There's more competition now for our entertainment dollar than ever before. There's a million channels on television, you can stream movies to your mobile device, watch YouTube clips anywhere, get tickets for less than face value for most events on StubHub, and on and on. Bruce knows this and is delivering for those that spend the money to come to the shows.
While attending the shows Wednesday night at Fenway Park, I realized that in some ways, I am Bruce's client. I can choose to see other concerts, the same way that my clients can choose different service providers. He works hard, varying the set lists, putting out new material, and raising the bar to make sure that fans like me keep coming back.
However, there's a level of responsibility that lies with the fans also. We show up and demand more. Some people bring signs, hoping he will play their favorite obscure song, some travel from city to city following the tour, and everyone cheers. Even after 3.5 hours, the crowd is on their feet hoping for one more song.
Our clients are demanding more also. In the last ten years, corporate real estate transactions have become more complex. Gone are the days of getting deals done on a napkin while at lunch or at the bar. Ten years ago, financial analysis was something we did on a cash-only basis and for some of us, it was easy; now some of our clients are asking for both cash and GAAP analysis and want to know the post-tax implications. Landlords don't want to hear the same old answers as to how we are going to fill buildings, even if the methods are solid. Brokers in general are being pushed to get better, more creative, add more value, or get out of the way to make room for someone who can.
Real estate isn't just a local business anymore. We can pull data on any market in the world in a moment's notice.
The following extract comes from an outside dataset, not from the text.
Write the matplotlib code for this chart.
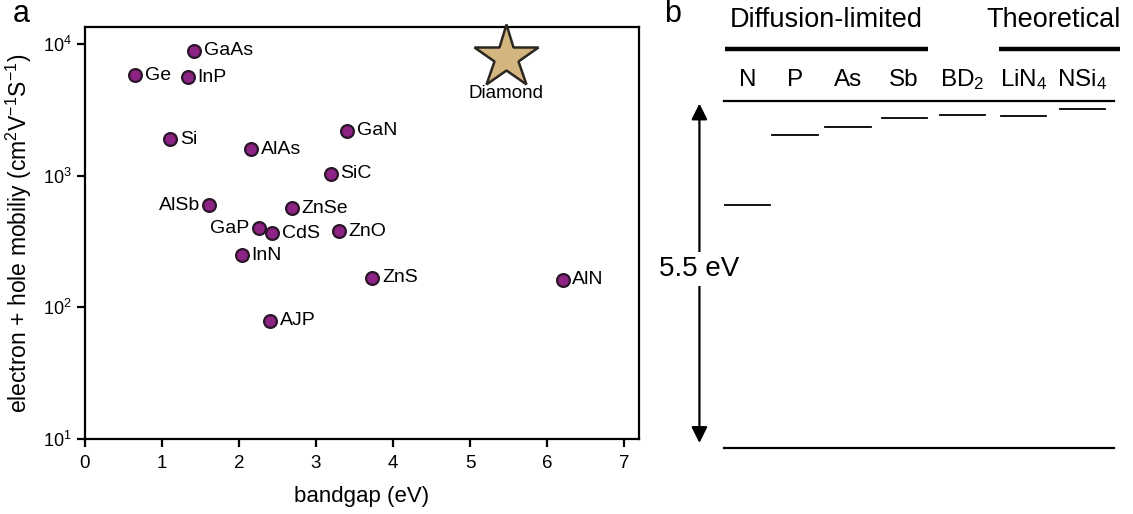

We know if we don't respond well and quickly, some of our clients will begin to look elsewhere for the information they are seeking. We are truly competing with more brokers than ever before and need to up our game to maintain our position in the market.
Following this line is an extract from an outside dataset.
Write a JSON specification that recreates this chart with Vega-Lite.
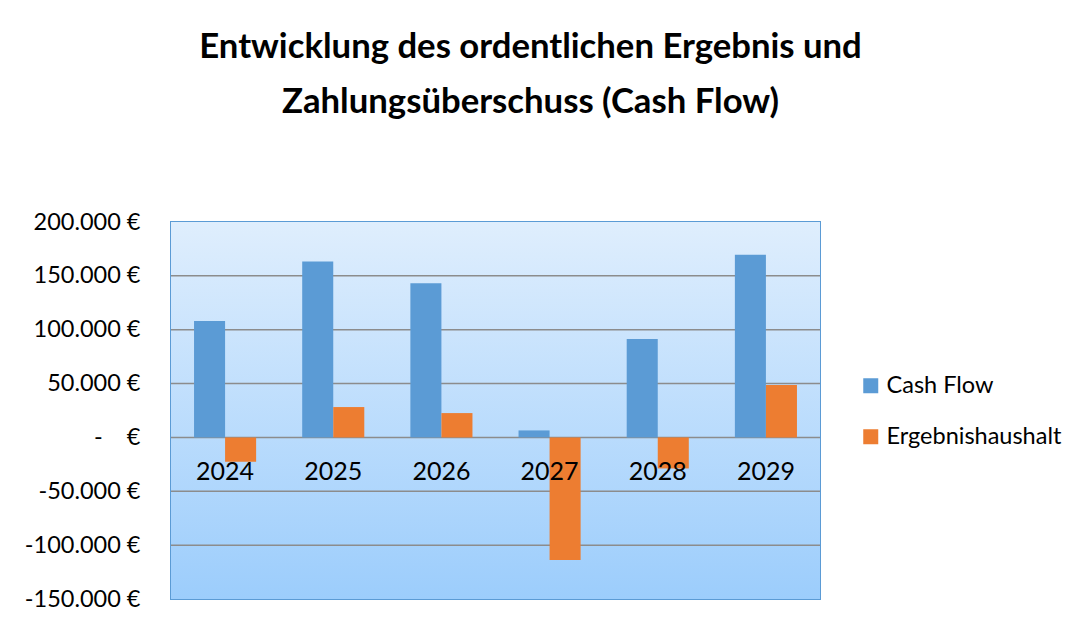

When our clients push us to get better, expand our skill set, and think outside of the dreaded box, it makes the projects all the more interesting and the satisfaction of a job well done that much sweeter. When they are actually appreciative of the effort, it makes us want to deliver more. The crowd in Boston Wednesday night did their job, pushing Bruce and he responded with arguably the best US stadium show since 2003. Now that I am back in the office, I look forward to my clients doing the same for me so I can deliver for them.